- Recorded data -
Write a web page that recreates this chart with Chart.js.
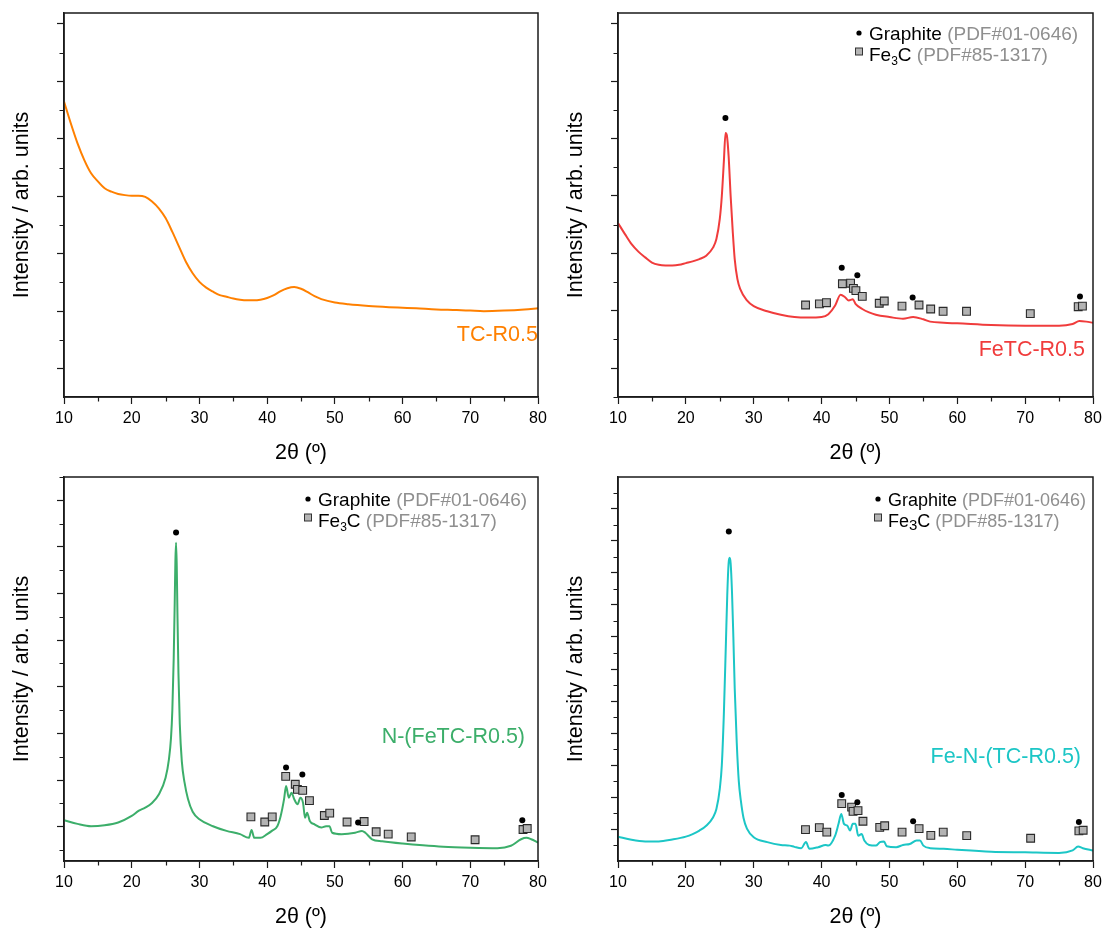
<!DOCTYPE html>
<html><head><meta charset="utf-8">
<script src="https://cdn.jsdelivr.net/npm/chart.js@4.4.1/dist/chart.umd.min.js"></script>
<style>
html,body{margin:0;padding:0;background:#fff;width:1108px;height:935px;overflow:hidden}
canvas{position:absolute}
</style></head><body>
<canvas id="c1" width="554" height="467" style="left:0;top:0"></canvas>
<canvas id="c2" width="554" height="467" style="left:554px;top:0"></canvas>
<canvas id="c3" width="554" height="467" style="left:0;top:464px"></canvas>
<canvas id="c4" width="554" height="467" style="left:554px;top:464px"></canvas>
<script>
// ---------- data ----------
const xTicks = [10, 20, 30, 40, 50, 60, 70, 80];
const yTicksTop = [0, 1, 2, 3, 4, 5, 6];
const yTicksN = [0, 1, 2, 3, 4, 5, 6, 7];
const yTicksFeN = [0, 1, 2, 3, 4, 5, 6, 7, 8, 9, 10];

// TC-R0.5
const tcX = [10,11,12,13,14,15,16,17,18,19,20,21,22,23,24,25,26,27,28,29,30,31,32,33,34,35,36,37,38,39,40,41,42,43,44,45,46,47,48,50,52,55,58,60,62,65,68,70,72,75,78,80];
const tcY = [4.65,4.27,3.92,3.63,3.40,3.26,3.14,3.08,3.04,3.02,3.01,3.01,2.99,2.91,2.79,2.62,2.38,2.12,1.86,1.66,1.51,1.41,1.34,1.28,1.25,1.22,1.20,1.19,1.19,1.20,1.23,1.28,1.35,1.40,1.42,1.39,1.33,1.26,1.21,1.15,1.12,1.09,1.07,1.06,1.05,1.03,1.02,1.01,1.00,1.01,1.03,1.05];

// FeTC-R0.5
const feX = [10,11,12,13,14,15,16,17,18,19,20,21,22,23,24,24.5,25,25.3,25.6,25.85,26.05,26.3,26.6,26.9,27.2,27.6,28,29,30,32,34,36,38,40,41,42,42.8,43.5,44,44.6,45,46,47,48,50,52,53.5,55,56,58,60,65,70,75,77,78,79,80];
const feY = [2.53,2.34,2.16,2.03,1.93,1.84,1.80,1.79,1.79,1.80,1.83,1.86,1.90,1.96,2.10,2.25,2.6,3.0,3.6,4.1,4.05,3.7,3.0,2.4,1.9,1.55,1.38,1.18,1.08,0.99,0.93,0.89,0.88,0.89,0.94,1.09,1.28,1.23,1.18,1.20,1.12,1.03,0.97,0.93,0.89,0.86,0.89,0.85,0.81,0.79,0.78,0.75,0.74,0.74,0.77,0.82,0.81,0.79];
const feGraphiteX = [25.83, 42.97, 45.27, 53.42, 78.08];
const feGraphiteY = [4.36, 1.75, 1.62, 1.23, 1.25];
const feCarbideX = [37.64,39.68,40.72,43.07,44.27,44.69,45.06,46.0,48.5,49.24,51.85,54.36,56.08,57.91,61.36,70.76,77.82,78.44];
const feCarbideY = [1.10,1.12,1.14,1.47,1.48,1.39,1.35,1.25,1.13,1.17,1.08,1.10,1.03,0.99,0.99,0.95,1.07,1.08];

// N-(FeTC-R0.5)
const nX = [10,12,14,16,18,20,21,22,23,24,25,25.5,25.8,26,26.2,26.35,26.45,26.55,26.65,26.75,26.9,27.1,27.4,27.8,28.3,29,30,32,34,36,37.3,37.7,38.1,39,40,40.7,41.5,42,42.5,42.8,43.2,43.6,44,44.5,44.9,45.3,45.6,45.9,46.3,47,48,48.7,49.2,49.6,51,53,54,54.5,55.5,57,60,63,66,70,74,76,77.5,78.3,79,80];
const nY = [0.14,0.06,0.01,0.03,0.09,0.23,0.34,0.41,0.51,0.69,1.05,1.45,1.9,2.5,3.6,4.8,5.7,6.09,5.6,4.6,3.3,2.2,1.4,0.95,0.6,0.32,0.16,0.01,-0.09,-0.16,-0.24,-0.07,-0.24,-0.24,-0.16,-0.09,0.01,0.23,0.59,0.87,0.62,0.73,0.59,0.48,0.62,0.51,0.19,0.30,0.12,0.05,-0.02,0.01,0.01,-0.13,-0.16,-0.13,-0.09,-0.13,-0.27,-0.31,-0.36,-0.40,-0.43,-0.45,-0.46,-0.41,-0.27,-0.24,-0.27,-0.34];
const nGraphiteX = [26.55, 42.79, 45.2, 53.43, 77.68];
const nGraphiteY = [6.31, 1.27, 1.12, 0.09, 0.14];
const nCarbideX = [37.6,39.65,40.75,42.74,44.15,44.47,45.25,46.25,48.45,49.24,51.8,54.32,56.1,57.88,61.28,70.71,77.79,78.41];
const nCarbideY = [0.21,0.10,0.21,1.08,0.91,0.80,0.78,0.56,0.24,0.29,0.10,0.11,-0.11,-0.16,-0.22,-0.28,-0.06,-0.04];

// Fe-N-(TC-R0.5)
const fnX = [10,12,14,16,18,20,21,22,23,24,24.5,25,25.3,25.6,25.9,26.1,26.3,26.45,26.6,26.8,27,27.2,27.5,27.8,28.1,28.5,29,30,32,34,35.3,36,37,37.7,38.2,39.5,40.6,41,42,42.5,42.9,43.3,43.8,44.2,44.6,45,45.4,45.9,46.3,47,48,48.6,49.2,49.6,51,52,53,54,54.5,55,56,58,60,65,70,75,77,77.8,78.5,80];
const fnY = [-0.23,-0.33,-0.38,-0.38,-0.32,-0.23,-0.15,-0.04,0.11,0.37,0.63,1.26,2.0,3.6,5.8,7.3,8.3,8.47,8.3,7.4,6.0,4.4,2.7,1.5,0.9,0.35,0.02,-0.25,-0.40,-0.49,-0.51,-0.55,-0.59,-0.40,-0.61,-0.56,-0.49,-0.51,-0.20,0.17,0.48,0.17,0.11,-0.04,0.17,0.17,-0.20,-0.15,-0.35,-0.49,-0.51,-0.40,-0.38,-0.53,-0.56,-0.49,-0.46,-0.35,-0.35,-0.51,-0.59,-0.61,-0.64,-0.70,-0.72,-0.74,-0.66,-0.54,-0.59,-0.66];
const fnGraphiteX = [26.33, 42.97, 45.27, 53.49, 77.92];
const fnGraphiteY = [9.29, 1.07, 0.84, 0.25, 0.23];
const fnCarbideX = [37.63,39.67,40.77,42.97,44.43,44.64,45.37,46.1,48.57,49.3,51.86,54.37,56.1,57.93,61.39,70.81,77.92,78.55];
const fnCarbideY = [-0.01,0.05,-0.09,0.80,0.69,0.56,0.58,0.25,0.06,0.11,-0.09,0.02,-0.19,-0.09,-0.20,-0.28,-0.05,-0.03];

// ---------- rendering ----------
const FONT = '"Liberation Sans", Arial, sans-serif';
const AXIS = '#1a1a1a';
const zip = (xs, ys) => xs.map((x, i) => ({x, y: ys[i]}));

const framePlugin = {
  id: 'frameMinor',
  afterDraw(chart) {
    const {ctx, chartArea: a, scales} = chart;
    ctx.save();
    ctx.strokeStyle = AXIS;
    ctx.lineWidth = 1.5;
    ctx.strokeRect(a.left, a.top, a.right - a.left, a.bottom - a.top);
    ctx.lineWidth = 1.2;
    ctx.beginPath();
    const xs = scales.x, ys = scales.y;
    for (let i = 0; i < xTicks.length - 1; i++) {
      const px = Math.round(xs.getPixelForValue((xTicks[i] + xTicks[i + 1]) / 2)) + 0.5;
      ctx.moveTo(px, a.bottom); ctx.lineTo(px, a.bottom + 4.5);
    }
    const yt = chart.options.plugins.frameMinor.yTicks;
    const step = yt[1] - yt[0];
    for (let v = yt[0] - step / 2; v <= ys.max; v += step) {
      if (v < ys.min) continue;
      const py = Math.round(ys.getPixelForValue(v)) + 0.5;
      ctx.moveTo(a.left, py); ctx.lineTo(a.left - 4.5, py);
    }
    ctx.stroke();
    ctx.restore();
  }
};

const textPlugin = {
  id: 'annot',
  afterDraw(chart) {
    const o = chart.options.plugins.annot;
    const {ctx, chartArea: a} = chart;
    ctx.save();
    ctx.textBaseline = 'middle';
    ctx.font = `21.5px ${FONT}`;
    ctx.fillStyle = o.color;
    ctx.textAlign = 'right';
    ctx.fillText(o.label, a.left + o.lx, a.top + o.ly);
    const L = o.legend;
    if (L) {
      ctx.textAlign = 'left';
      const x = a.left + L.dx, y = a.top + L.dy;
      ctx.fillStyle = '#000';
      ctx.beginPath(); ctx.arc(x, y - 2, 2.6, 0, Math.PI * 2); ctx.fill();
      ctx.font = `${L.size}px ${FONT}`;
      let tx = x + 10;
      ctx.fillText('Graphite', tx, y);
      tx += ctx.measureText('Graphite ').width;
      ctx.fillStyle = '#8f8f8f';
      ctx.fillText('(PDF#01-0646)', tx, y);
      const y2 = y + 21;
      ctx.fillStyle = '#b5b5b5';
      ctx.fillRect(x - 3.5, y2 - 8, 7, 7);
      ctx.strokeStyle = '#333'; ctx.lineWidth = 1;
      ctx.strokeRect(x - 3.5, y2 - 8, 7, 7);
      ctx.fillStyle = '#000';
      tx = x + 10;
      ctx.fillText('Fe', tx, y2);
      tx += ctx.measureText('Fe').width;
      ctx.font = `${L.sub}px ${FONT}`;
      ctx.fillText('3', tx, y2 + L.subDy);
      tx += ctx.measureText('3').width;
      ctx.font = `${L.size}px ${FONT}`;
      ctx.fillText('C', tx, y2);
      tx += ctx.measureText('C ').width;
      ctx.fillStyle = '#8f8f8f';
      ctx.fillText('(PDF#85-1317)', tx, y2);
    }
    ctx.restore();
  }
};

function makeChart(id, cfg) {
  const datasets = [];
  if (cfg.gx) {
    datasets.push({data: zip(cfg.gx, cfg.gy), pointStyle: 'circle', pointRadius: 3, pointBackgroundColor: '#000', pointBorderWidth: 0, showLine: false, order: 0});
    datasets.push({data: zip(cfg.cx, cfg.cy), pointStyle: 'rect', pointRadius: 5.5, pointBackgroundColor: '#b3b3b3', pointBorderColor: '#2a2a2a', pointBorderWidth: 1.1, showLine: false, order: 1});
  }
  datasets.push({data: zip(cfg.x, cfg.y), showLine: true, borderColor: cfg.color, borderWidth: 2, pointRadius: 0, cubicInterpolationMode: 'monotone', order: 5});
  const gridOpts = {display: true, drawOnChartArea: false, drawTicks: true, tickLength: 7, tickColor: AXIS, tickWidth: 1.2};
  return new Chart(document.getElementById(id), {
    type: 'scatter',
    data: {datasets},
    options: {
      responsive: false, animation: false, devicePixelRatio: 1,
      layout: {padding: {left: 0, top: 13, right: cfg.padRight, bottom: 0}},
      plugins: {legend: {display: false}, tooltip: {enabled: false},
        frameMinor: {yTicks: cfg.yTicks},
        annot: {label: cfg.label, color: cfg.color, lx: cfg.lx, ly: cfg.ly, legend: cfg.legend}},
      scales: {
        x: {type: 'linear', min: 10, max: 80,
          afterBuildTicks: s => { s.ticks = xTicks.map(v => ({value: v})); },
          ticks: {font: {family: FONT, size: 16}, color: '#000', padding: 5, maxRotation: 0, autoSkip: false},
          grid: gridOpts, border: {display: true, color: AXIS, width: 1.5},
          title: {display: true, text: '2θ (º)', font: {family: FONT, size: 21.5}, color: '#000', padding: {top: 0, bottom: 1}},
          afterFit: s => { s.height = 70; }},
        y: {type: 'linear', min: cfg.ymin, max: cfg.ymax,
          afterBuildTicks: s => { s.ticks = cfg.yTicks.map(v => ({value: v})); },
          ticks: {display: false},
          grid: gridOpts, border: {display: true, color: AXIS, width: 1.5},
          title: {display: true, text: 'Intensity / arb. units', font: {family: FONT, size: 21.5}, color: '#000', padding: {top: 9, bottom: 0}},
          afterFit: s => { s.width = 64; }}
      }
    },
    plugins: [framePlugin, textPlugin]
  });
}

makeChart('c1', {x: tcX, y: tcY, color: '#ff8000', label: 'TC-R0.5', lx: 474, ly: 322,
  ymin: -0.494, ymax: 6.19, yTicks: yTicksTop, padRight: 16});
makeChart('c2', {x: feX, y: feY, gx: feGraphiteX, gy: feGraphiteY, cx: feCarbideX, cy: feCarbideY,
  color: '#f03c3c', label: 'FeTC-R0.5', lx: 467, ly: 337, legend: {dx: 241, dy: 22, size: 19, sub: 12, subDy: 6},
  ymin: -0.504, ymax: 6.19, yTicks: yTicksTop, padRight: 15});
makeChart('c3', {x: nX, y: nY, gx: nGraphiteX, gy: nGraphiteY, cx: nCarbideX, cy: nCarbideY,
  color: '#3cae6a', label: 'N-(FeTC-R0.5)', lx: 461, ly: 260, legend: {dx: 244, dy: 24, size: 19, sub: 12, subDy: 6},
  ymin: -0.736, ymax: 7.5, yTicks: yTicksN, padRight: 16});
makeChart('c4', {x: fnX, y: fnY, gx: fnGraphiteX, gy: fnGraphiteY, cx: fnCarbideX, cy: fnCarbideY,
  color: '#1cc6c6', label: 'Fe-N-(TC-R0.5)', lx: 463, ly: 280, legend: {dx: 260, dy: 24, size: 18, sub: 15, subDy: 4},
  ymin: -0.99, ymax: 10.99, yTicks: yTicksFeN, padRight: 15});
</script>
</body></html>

- Stated exercise -
Reproduce exactly the run of lines that opens the listing and closes with the line holding "7, 8, 9, 10];". Pictures are excluded.

- Result for this task -
Write a web page that recreates this chart with Chart.js.
<!DOCTYPE html>
<html><head><meta charset="utf-8">
<script src="https://cdn.jsdelivr.net/npm/chart.js@4.4.1/dist/chart.umd.min.js"></script>
<style>
html,body{margin:0;padding:0;background:#fff;width:1108px;height:935px;overflow:hidden}
canvas{position:absolute}
</style></head><body>
<canvas id="c1" width="554" height="467" style="left:0;top:0"></canvas>
<canvas id="c2" width="554" height="467" style="left:554px;top:0"></canvas>
<canvas id="c3" width="554" height="467" style="left:0;top:464px"></canvas>
<canvas id="c4" width="554" height="467" style="left:554px;top:464px"></canvas>
<script>
// ---------- data ----------
const xTicks = [10, 20, 30, 40, 50, 60, 70, 80];
const yTicksTop = [0, 1, 2, 3, 4, 5, 6];
const yTicksN = [0, 1, 2, 3, 4, 5, 6, 7];
const yTicksFeN = [0, 1, 2, 3, 4, 5, 6, 7, 8, 9, 10];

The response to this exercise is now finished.